- **Written request**: Only the lines from the start of the data below through the line that contains "(a4) at (100,653)" are to be copied, exactly and without pictures.
── Provided records
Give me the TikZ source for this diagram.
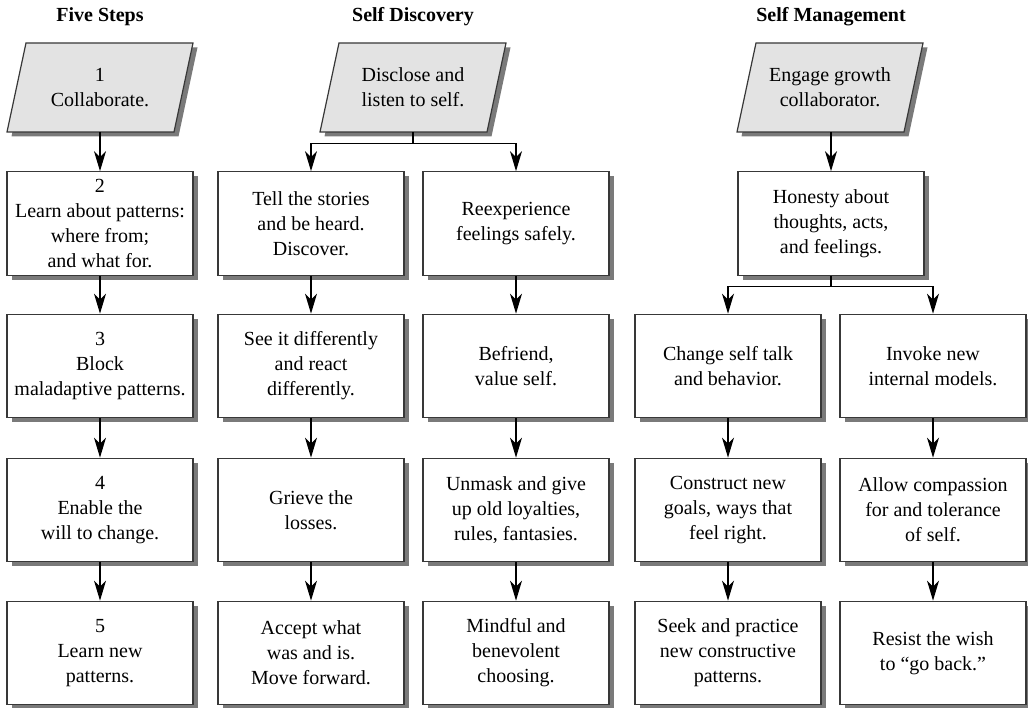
\documentclass[tikz,border=0pt]{standalone}
\usepackage{fontspec}
\setmainfont{Liberation Serif}
\usetikzlibrary{arrows.meta,shadows}

\tikzset{
  linecol/.style={draw=black!78, line width=1.2pt},
  stepbox/.style={linecol, fill=white, rectangle, minimum width=186pt,
    minimum height=103.5pt, inner sep=2pt, align=center,
    font=\fontsize{20}{25}\selectfont,
    drop shadow={shadow xshift=4.5pt, shadow yshift=-4.5pt, fill=black!52, opacity=1}},
  slanttext/.style={rectangle, minimum width=186pt, minimum height=89pt,
    inner sep=0pt, align=center, font=\fontsize{20}{25}\selectfont},
  slantfill/.style={linecol, fill=black!11},
  slantshadow/.style={fill=black!52},
  heading/.style={font=\fontsize{20}{24}\selectfont\bfseries, anchor=center},
  arr/.style={draw=black, line width=1.2pt, -{Stealth[length=20pt,width=12pt,inset=6pt]}},
}

% slanted (parallelogram) start box: name, centre x, centre y, text
\newcommand{\slantbox}[4]{%
  \fill[slantshadow] ({#2-93+4.5},{#3+44.5+4.5}) -- ({#2+74+4.5},{#3+44.5+4.5})
     -- ({#2+93+4.5},{#3-44.5+4.5}) -- ({#2-74+4.5},{#3-44.5+4.5}) -- cycle;
  \filldraw[slantfill] ({#2-93},{#3+44.5}) -- ({#2+74},{#3+44.5})
     -- ({#2+93},{#3-44.5}) -- ({#2-74},{#3-44.5}) -- cycle;
  \node[slanttext] (#1) at (#2,#3) {#4};
}

\begin{document}
\begin{tikzpicture}[x=1pt, y=-1pt]
\useasboundingbox (0,0) rectangle (1028,708);

% column headings
\node[heading] (h1) at (100,17) {Five Steps};
\node[heading] (h2) at (413,17) {Self Discovery};
\node[heading] (h3) at (831,17) {Self Management};

% starting boxes
\slantbox{p1}{100}{87.5}{1\\Collaborate.}
\slantbox{p2}{413}{87.5}{Disclose and\\listen to self.}
\slantbox{p3}{830}{87.5}{Engage growth\\collaborator.}

% Five Steps
\node[stepbox] (a1) at (100,223.5) {2\\Learn about patterns:\\where from;\\and what for.};
\node[stepbox] (a2) at (100,366) {3\\Block\\maladaptive patterns.};
\node[stepbox] (a3) at (100,510) {4\\Enable the\\will to change.};
\node[stepbox] (a4) at (100,653) {5\\Learn new\\patterns.};

% Self Discovery, left branch
\node[stepbox] (b1) at (311,223.5) {Tell the stories\\and be heard.\\Discover.};
\node[stepbox] (b2) at (311,366) {See it differently\\and react\\differently.};
\node[stepbox] (b3) at (311,510) {Grieve the\\losses.};
\node[stepbox] (b4) at (311,653) {Accept what\\was and is.\\Move forward.};

% Self Discovery, right branch
\node[stepbox] (c1) at (516,223.5) {Reexperience\\feelings safely.};
\node[stepbox] (c2) at (516,366) {Befriend,\\value self.};
\node[stepbox] (c3) at (516,510) {Unmask and give\\up old loyalties,\\rules, fantasies.};
\node[stepbox] (c4) at (516,653) {Mindful and\\benevolent\\choosing.};

% Self Management
\node[stepbox] (m0) at (831,223.5) {Honesty about\\thoughts, acts,\\and feelings.};
\node[stepbox] (d2) at (728,366) {Change self talk\\and behavior.};
\node[stepbox] (d3) at (728,510) {Construct new\\goals, ways that\\feel right.};
\node[stepbox] (d4) at (728,653) {Seek and practice\\new constructive\\patterns.};
\node[stepbox] (e2) at (933,366) {Invoke new\\internal models.};
\node[stepbox] (e3) at (933,510) {Allow compassion\\for and tolerance\\of self.};
\node[stepbox] (e4) at (933,653) {Resist the wish\\to \textquotedblleft go back.\textquotedblright};

% straight connectors
\draw[arr] (p1.south) -- (a1.north);
\draw[arr] (a1.south) -- (a2.north);
\draw[arr] (a2.south) -- (a3.north);
\draw[arr] (a3.south) -- (a4.north);

\draw[arr] (b1.south) -- (b2.north);
\draw[arr] (b2.south) -- (b3.north);
\draw[arr] (b3.south) -- (b4.north);

\draw[arr] (c1.south) -- (c2.north);
\draw[arr] (c2.south) -- (c3.north);
\draw[arr] (c3.south) -- (c4.north);

\draw[arr] (p3.south -| m0.north) -- (m0.north);

\draw[arr] (d2.south) -- (d3.north);
\draw[arr] (d3.south) -- (d4.north);
\draw[arr] (e2.south) -- (e3.north);
\draw[arr] (e3.south) -- (e4.north);

% branching connectors
\coordinate (j1) at ([yshift=-11pt]p2.south);
\draw[line width=1.2pt] (p2.south) -- (j1);
\draw[arr] (j1) -| (b1.north);
\draw[arr] (j1) -| (c1.north);

\coordinate (j2) at ([yshift=-11pt]m0.south);
\draw[line width=1.2pt] (m0.south) -- (j2);
\draw[arr] (j2) -| (d2.north);
\draw[arr] (j2) -| (e2.north);
\end{tikzpicture}
\end{document}
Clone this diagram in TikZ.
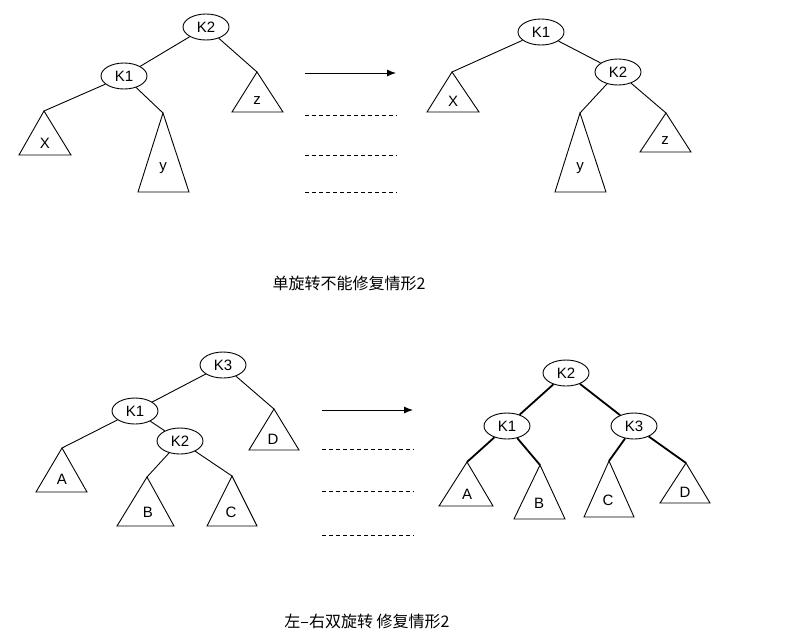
\documentclass[tikz,border=0pt]{standalone}
\usepackage{fontspec}
\setmainfont{Liberation Sans}
\newfontfamily\cjk{Noto Sans CJK SC}
\usetikzlibrary{shapes.geometric,arrows.meta}

\tikzset{
  knode/.style={draw, ellipse, minimum width=46pt, minimum height=26pt, inner sep=0pt},
  bold/.style={line width=1.8pt},
  dots/.style={line width=0.9pt, dash pattern=on 4pt off 3pt},
  caption/.style={font=\cjk\fontsize{16}{19}\selectfont}
}

\begin{document}
\begin{tikzpicture}[x=1pt, y=-1pt, font=\fontsize{15}{17}\selectfont, line width=0.9pt]
\useasboundingbox (0,0) rectangle (797,641);

% single rotation, before
\node[knode] (k2a) at (206,27) {K2};
\node[knode] (k1a) at (124,76) {K1};
\coordinate (xa) at (44,111);
\coordinate (ya) at (163,113);
\coordinate (za) at (257,72);
\draw (xa) -- (19,155) -- (71,155) -- cycle;
\draw (ya) -- (138,192) -- (189,192) -- cycle;
\draw (za) -- (232,112) -- (283,112) -- cycle;
\node (xla) at (45,143) {X};
\node (yla) at (163,168) {y};
\node (zla) at (257,101) {z};
\draw (k2a) -- (k1a);
\draw (k2a) -- (za);
\draw (k1a) -- (xa);
\draw (k1a) -- (ya);

% single rotation, after
\node[knode] (k1b) at (541,32) {K1};
\node[knode] (k2b) at (618,72) {K2};
\coordinate (xb) at (452,72);
\coordinate (yb) at (580,113);
\coordinate (zb) at (666,113);
\draw (xb) -- (427,112) -- (479,112) -- cycle;
\draw (yb) -- (555,192) -- (606,192) -- cycle;
\draw (zb) -- (640,152) -- (691,152) -- cycle;
\node (xlb) at (453,101) {X};
\node (ylb) at (580,168) {y};
\node (zlb) at (665,141) {z};
\draw (k1b) -- (k2b);
\draw (k1b) -- (xb);
\draw (k2b) -- (yb);
\draw (k2b) -- (zb);

\coordinate (s1) at (305,73);
\coordinate (e1) at (396,73);
\draw[-{Latex[length=9pt,width=7pt]}] (s1) -- (e1);
\foreach \yy in {115,155,192}
  \draw[dots] (305,\yy) -- (397,\yy);

\node[caption] (cap1) at (349,283) {单旋转不能修复情形2};

% double rotation, before
\node[knode] (k3c) at (223,365) {K3};
\node[knode] (k1c) at (135,411) {K1};
\node[knode] (k2c) at (180,441) {K2};
\coordinate (ac) at (62,448);
\coordinate (bc) at (147,477);
\coordinate (cc) at (232,476);
\coordinate (dc) at (274,409);
\draw (ac) -- (36,492) -- (87,492) -- cycle;
\draw (bc) -- (117,526) -- (174,526) -- cycle;
\draw (cc) -- (207,526) -- (257,526) -- cycle;
\draw (dc) -- (249,450) -- (299,450) -- cycle;
\node (alc) at (62,479) {A};
\node (blc) at (148,512) {B};
\node (clc) at (231,512) {C};
\node (dlc) at (273,439) {D};
\draw (k3c) -- (k1c);
\draw (k3c) -- (dc);
\draw (k1c) -- (ac);
\draw (k1c) -- (k2c);
\draw (k2c) -- (bc);
\draw (k2c) -- (cc);

% double rotation, after
\node[knode] (k2d) at (566,373) {K2};
\node[knode] (k1d) at (507,426) {K1};
\node[knode] (k3d) at (634,426) {K3};
\coordinate (ad) at (467,462);
\coordinate (bd) at (540,465);
\coordinate (cd) at (609,461);
\coordinate (dd) at (686,463);
\draw (ad) -- (439,506) -- (493,506) -- cycle;
\draw (bd) -- (514,519) -- (565,519) -- cycle;
\draw (cd) -- (584,517) -- (634,517) -- cycle;
\draw (dd) -- (660,503) -- (710,503) -- cycle;
\node (ald) at (467,494) {A};
\node (bld) at (539,503) {B};
\node (cld) at (608,500) {C};
\node (dld) at (685,492) {D};
\draw[bold] (k2d) -- (k1d);
\draw[bold] (k2d) -- (k3d);
\draw[bold] (k1d) -- (ad);
\draw[bold] (k1d) -- (bd);
\draw[bold] (k3d) -- (cd);
\draw[bold] (k3d) -- (dd);

\coordinate (s2) at (322,410);
\coordinate (e2) at (413,410);
\draw[-{Latex[length=9pt,width=7pt]}] (s2) -- (e2);
\foreach \yy in {449,491,535}
  \draw[dots] (322,\yy) -- (414,\yy);

\node[caption] (cap2) at (367,621) {左–右双旋转 修复情形2};
\end{tikzpicture}
\end{document}
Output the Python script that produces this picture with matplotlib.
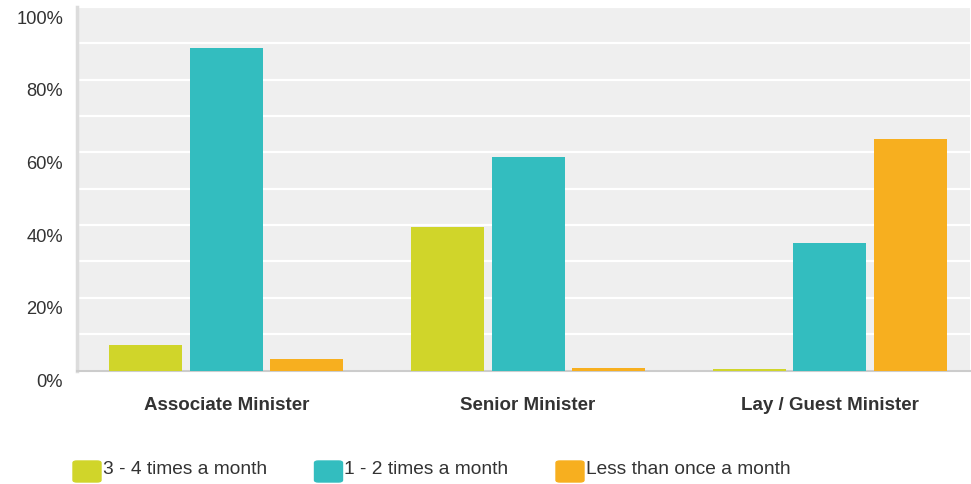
────
- **Exercise response**:
Give me the TikZ source for this diagram.
\documentclass[tikz,border=0pt]{standalone}
\usepackage{fontspec}
\setmainfont{Liberation Serif}
\usetikzlibrary{arrows.meta,shadows}

\tikzset{
  linecol/.style={draw=black!78, line width=1.2pt},
  stepbox/.style={linecol, fill=white, rectangle, minimum width=186pt,
    minimum height=103.5pt, inner sep=2pt, align=center,
    font=\fontsize{20}{25}\selectfont,
    drop shadow={shadow xshift=4.5pt, shadow yshift=-4.5pt, fill=black!52, opacity=1}},
  slanttext/.style={rectangle, minimum width=186pt, minimum height=89pt,
    inner sep=0pt, align=center, font=\fontsize{20}{25}\selectfont},
  slantfill/.style={linecol, fill=black!11},
  slantshadow/.style={fill=black!52},
  heading/.style={font=\fontsize{20}{24}\selectfont\bfseries, anchor=center},
  arr/.style={draw=black, line width=1.2pt, -{Stealth[length=20pt,width=12pt,inset=6pt]}},
}

% slanted (parallelogram) start box: name, centre x, centre y, text
\newcommand{\slantbox}[4]{%
  \fill[slantshadow] ({#2-93+4.5},{#3+44.5+4.5}) -- ({#2+74+4.5},{#3+44.5+4.5})
     -- ({#2+93+4.5},{#3-44.5+4.5}) -- ({#2-74+4.5},{#3-44.5+4.5}) -- cycle;
  \filldraw[slantfill] ({#2-93},{#3+44.5}) -- ({#2+74},{#3+44.5})
     -- ({#2+93},{#3-44.5}) -- ({#2-74},{#3-44.5}) -- cycle;
  \node[slanttext] (#1) at (#2,#3) {#4};
}

\begin{document}
\begin{tikzpicture}[x=1pt, y=-1pt]
\useasboundingbox (0,0) rectangle (1028,708);

% column headings
\node[heading] (h1) at (100,17) {Five Steps};
\node[heading] (h2) at (413,17) {Self Discovery};
\node[heading] (h3) at (831,17) {Self Management};

% starting boxes
\slantbox{p1}{100}{87.5}{1\\Collaborate.}
\slantbox{p2}{413}{87.5}{Disclose and\\listen to self.}
\slantbox{p3}{830}{87.5}{Engage growth\\collaborator.}

% Five Steps
\node[stepbox] (a1) at (100,223.5) {2\\Learn about patterns:\\where from;\\and what for.};
\node[stepbox] (a2) at (100,366) {3\\Block\\maladaptive patterns.};
\node[stepbox] (a3) at (100,510) {4\\Enable the\\will to change.};
\node[stepbox] (a4) at (100,653) {5\\Learn new\\patterns.};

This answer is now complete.